REQUIREMENTS
Repeat the data below exactly, dropping any pictures it holds.

-- begin DATASET SECTION --

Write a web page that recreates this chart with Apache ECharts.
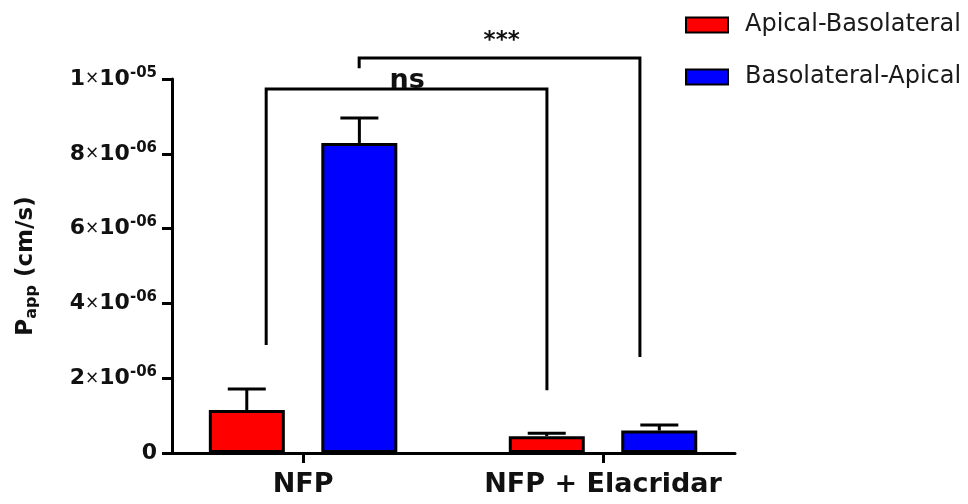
<!DOCTYPE html>
<html>
<head>
<meta charset="utf-8">
<script src="https://cdn.jsdelivr.net/npm/echarts@6/dist/echarts.min.js"></script>
<style>html,body{margin:0;padding:0;background:#fff}#c{width:968px;height:504px}</style>
</head>
<body>
<div id="c"></div>
<script>
// ---- data ----
var categories = ['NFP', 'NFP + Elacridar'];
var seriesNames = ['Apical-Basolateral', 'Basolateral-Apical'];
var apicalBaso = [1.15e-6, 0.45e-6];
var apicalBasoErr = [0.56e-6, 0.08e-6];
var basoApical = [8.29e-6, 0.60e-6];
var basoApicalErr = [0.67e-6, 0.15e-6];
var yTicks = [0, 2e-6, 4e-6, 6e-6, 8e-6, 1e-5];
// significance annotations: [fromCategoryPos, toCategoryPos, topValue, leftLegEnd, rightLegEnd, label, labelPos]
var brackets = [
  [-0.123, 0.813, 9.73e-6, 2.89e-6, 1.68e-6, 'ns', 0.347],
  [0.187, 1.123, 10.56e-6, 10.29e-6, 2.57e-6, '***', 0.662]
];

var FONT = '"DejaVu Sans", Verdana, sans-serif';
var BAR_W = 76, BAR_OFF = 56.3;
var chart = echarts.init(document.getElementById('c'), null, {renderer: 'canvas'});

function fmtY(v) {
  if (Math.abs(v) < 1e-20) return '{m|0}';
  var e = Math.floor(Math.log10(v) + 1e-9);
  var m = Math.round(v / Math.pow(10, e));
  var es = (e < 0 ? '-' : '') + (Math.abs(e) < 10 ? '0' : '') + Math.abs(e);
  return '{m|' + m + '}{x|\u00d7}{m|10}{s|' + es + '}';
}

function errSeries(vals, errs, off, name) {
  return {
    type: 'custom', name: name + ' err', clip: false, z: 5, silent: true,
    data: vals.map(function (v, i) { return [i, v, v + errs[i]]; }),
    renderItem: function (params, api) {
      var p0 = api.coord([api.value(0), api.value(1)]);
      var p1 = api.coord([api.value(0), api.value(2)]);
      var x = p0[0] + off;
      return {type: 'group', children: [
        {type: 'line', shape: {x1: x, y1: p0[1], x2: x, y2: p1[1]}, style: {stroke: '#000', lineWidth: 3}},
        {type: 'line', shape: {x1: x - 19, y1: p1[1], x2: x + 19, y2: p1[1]}, style: {stroke: '#000', lineWidth: 3}}
      ]};
    }
  };
}

var option = {
  animation: false,
  backgroundColor: '#fff',
  grid: {left: 172, right: 233, top: 79, bottom: 51},
  legend: {
    orient: 'vertical', left: 680, top: 8, itemWidth: 42, itemHeight: 15, itemGap: 28,
    icon: 'rect',
    data: seriesNames,
    textStyle: {fontFamily: FONT, fontSize: 24, color: '#1a1a1a', padding: [0, 0, 0, 12]}
  },
  xAxis: {
    type: 'value', min: -0.437, max: 1.44,
    splitLine: {show: false},
    axisLine: {show: true, lineStyle: {color: '#000', width: 3}},
    axisTick: {show: true, customValues: [0, 1], length: 10, lineStyle: {color: '#000', width: 3}},
    axisLabel: {
      customValues: [0, 1], margin: 18,
      formatter: function (v) { return categories[Math.round(v)] || ''; },
      fontFamily: FONT, fontSize: 27, fontWeight: 'bold', color: '#111'
    }
  },
  yAxis: {
    type: 'value', min: 0, max: 1e-5, interval: 2e-6,
    name: '{p|P}{sub|app}{p| (cm/s)}',
    nameLocation: 'middle', nameGap: 132, nameRotate: 90,
    nameTextStyle: {
      rich: {
        p: {fontFamily: FONT, fontSize: 23, fontWeight: 'bold', color: '#111'},
        sub: {fontFamily: FONT, fontSize: 16, fontWeight: 'bold', color: '#111', padding: [12, 0, 0, 0]}
      }
    },
    splitLine: {show: false},
    axisLine: {show: true, onZero: false, lineStyle: {color: '#000', width: 3}},
    axisTick: {show: true, length: 10, lineStyle: {color: '#000', width: 3}},
    axisLabel: {
      margin: 15, formatter: fmtY,
      rich: {
        m: {fontFamily: FONT, fontSize: 22, fontWeight: 'bold', color: '#111'},
        x: {fontFamily: FONT, fontSize: 17, fontWeight: 'normal', color: '#111'},
        s: {fontFamily: FONT, fontSize: 15, fontWeight: 'bold', color: '#111', padding: [0, 0, 12, 0]}
      }
    }
  },
  series: [
    {
      type: 'bar', name: seriesNames[0], barWidth: BAR_W, barGap: '48%',
      data: apicalBaso.map(function (v, i) { return [i, v]; }),
      itemStyle: {color: '#ff0000', borderColor: '#000', borderWidth: 3}
    },
    {
      type: 'bar', name: seriesNames[1], barWidth: BAR_W, barGap: '48%',
      data: basoApical.map(function (v, i) { return [i, v]; }),
      itemStyle: {color: '#0000ff', borderColor: '#000', borderWidth: 3}
    },
    errSeries(apicalBaso, apicalBasoErr, -BAR_OFF, seriesNames[0]),
    errSeries(basoApical, basoApicalErr, BAR_OFF, seriesNames[1]),
    {
      type: 'custom', name: 'brackets', clip: false, z: 6, silent: true,
      data: brackets.map(function (b) { return [b[0], b[1], b[2], b[3], b[4], b[6]]; }),
      renderItem: function (params, api) {
        var b = brackets[params.dataIndex];
        var tl = api.coord([b[0], b[2]]), tr = api.coord([b[1], b[2]]);
        var bl = api.coord([b[0], b[3]]), br = api.coord([b[1], b[4]]);
        var lp = api.coord([b[6], b[2]]);
        var isNs = b[5] === 'ns';
        return {type: 'group', children: [
          {type: 'polyline', shape: {points: [[bl[0], bl[1]], [tl[0], tl[1]], [tr[0], tr[1]], [br[0], br[1]]]},
           style: {stroke: '#000', lineWidth: 3, fill: null}},
          {type: 'text', x: lp[0], y: isNs ? tl[1] + 5 : tl[1] - 6, z2: 10,
           style: {text: b[5], fontFamily: FONT, fontWeight: 'bold', fontSize: isNs ? 27 : 23,
                   fill: '#111', align: 'center', verticalAlign: 'bottom'}}
        ]};
      }
    }
  ]
};
chart.setOption(option);
</script>
</body>
</html>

-- end DATASET SECTION --

OUTPUT OF THE EXERCISE
Write a web page that recreates this chart with Apache ECharts.
<!DOCTYPE html>
<html>
<head>
<meta charset="utf-8">
<script src="https://cdn.jsdelivr.net/npm/echarts@6/dist/echarts.min.js"></script>
<style>html,body{margin:0;padding:0;background:#fff}#c{width:968px;height:504px}</style>
</head>
<body>
<div id="c"></div>
<script>
// ---- data ----
var categories = ['NFP', 'NFP + Elacridar'];
var seriesNames = ['Apical-Basolateral', 'Basolateral-Apical'];
var apicalBaso = [1.15e-6, 0.45e-6];
var apicalBasoErr = [0.56e-6, 0.08e-6];
var basoApical = [8.29e-6, 0.60e-6];
var basoApicalErr = [0.67e-6, 0.15e-6];
var yTicks = [0, 2e-6, 4e-6, 6e-6, 8e-6, 1e-5];
// significance annotations: [fromCategoryPos, toCategoryPos, topValue, leftLegEnd, rightLegEnd, label, labelPos]
var brackets = [
  [-0.123, 0.813, 9.73e-6, 2.89e-6, 1.68e-6, 'ns', 0.347],
  [0.187, 1.123, 10.56e-6, 10.29e-6, 2.57e-6, '***', 0.662]
];

var FONT = '"DejaVu Sans", Verdana, sans-serif';
var BAR_W = 76, BAR_OFF = 56.3;
var chart = echarts.init(document.getElementById('c'), null, {renderer: 'canvas'});

function fmtY(v) {
  if (Math.abs(v) < 1e-20) return '{m|0}';
  var e = Math.floor(Math.log10(v) + 1e-9);
  var m = Math.round(v / Math.pow(10, e));
  var es = (e < 0 ? '-' : '') + (Math.abs(e) < 10 ? '0' : '') + Math.abs(e);
  return '{m|' + m + '}{x|\u00d7}{m|10}{s|' + es + '}';
}

function errSeries(vals, errs, off, name) {
  return {
    type: 'custom', name: name + ' err', clip: false, z: 5, silent: true,
    data: vals.map(function (v, i) { return [i, v, v + errs[i]]; }),
    renderItem: function (params, api) {
      var p0 = api.coord([api.value(0), api.value(1)]);
      var p1 = api.coord([api.value(0), api.value(2)]);
      var x = p0[0] + off;
      return {type: 'group', children: [
        {type: 'line', shape: {x1: x, y1: p0[1], x2: x, y2: p1[1]}, style: {stroke: '#000', lineWidth: 3}},
        {type: 'line', shape: {x1: x - 19, y1: p1[1], x2: x + 19, y2: p1[1]}, style: {stroke: '#000', lineWidth: 3}}
      ]};
    }
  };
}

var option = {
  animation: false,
  backgroundColor: '#fff',
  grid: {left: 172, right: 233, top: 79, bottom: 51},
  legend: {
    orient: 'vertical', left: 680, top: 8, itemWidth: 42, itemHeight: 15, itemGap: 28,
    icon: 'rect',
    data: seriesNames,
    textStyle: {fontFamily: FONT, fontSize: 24, color: '#1a1a1a', padding: [0, 0, 0, 12]}
  },
  xAxis: {
    type: 'value', min: -0.437, max: 1.44,
    splitLine: {show: false},
    axisLine: {show: true, lineStyle: {color: '#000', width: 3}},
    axisTick: {show: true, customValues: [0, 1], length: 10, lineStyle: {color: '#000', width: 3}},
    axisLabel: {
      customValues: [0, 1], margin: 18,
      formatter: function (v) { return categories[Math.round(v)] || ''; },
      fontFamily: FONT, fontSize: 27, fontWeight: 'bold', color: '#111'
    }
  },
  yAxis: {
    type: 'value', min: 0, max: 1e-5, interval: 2e-6,
    name: '{p|P}{sub|app}{p| (cm/s)}',
    nameLocation: 'middle', nameGap: 132, nameRotate: 90,
    nameTextStyle: {
      rich: {
        p: {fontFamily: FONT, fontSize: 23, fontWeight: 'bold', color: '#111'},
        sub: {fontFamily: FONT, fontSize: 16, fontWeight: 'bold', color: '#111', padding: [12, 0, 0, 0]}
      }
    },
    splitLine: {show: false},
    axisLine: {show: true, onZero: false, lineStyle: {color: '#000', width: 3}},
    axisTick: {show: true, length: 10, lineStyle: {color: '#000', width: 3}},
    axisLabel: {
      margin: 15, formatter: fmtY,
      rich: {
        m: {fontFamily: FONT, fontSize: 22, fontWeight: 'bold', color: '#111'},
        x: {fontFamily: FONT, fontSize: 17, fontWeight: 'normal', color: '#111'},
        s: {fontFamily: FONT, fontSize: 15, fontWeight: 'bold', color: '#111', padding: [0, 0, 12, 0]}
      }
    }
  },
  series: [
    {
      type: 'bar', name: seriesNames[0], barWidth: BAR_W, barGap: '48%',
      data: apicalBaso.map(function (v, i) { return [i, v]; }),
      itemStyle: {color: '#ff0000', borderColor: '#000', borderWidth: 3}
    },
    {
      type: 'bar', name: seriesNames[1], barWidth: BAR_W, barGap: '48%',
      data: basoApical.map(function (v, i) { return [i, v]; }),
      itemStyle: {color: '#0000ff', borderColor: '#000', borderWidth: 3}
    },
    errSeries(apicalBaso, apicalBasoErr, -BAR_OFF, seriesNames[0]),
    errSeries(basoApical, basoApicalErr, BAR_OFF, seriesNames[1]),
    {
      type: 'custom', name: 'brackets', clip: false, z: 6, silent: true,
      data: brackets.map(function (b) { return [b[0], b[1], b[2], b[3], b[4], b[6]]; }),
      renderItem: function (params, api) {
        var b = brackets[params.dataIndex];
        var tl = api.coord([b[0], b[2]]), tr = api.coord([b[1], b[2]]);
        var bl = api.coord([b[0], b[3]]), br = api.coord([b[1], b[4]]);
        var lp = api.coord([b[6], b[2]]);
        var isNs = b[5] === 'ns';
        return {type: 'group', children: [
          {type: 'polyline', shape: {points: [[bl[0], bl[1]], [tl[0], tl[1]], [tr[0], tr[1]], [br[0], br[1]]]},
           style: {stroke: '#000', lineWidth: 3, fill: null}},
          {type: 'text', x: lp[0], y: isNs ? tl[1] + 5 : tl[1] - 6, z2: 10,
           style: {text: b[5], fontFamily: FONT, fontWeight: 'bold', fontSize: isNs ? 27 : 23,
                   fill: '#111', align: 'center', verticalAlign: 'bottom'}}
        ]};
      }
    }
  ]
};
chart.setOption(option);
</script>
</body>
</html>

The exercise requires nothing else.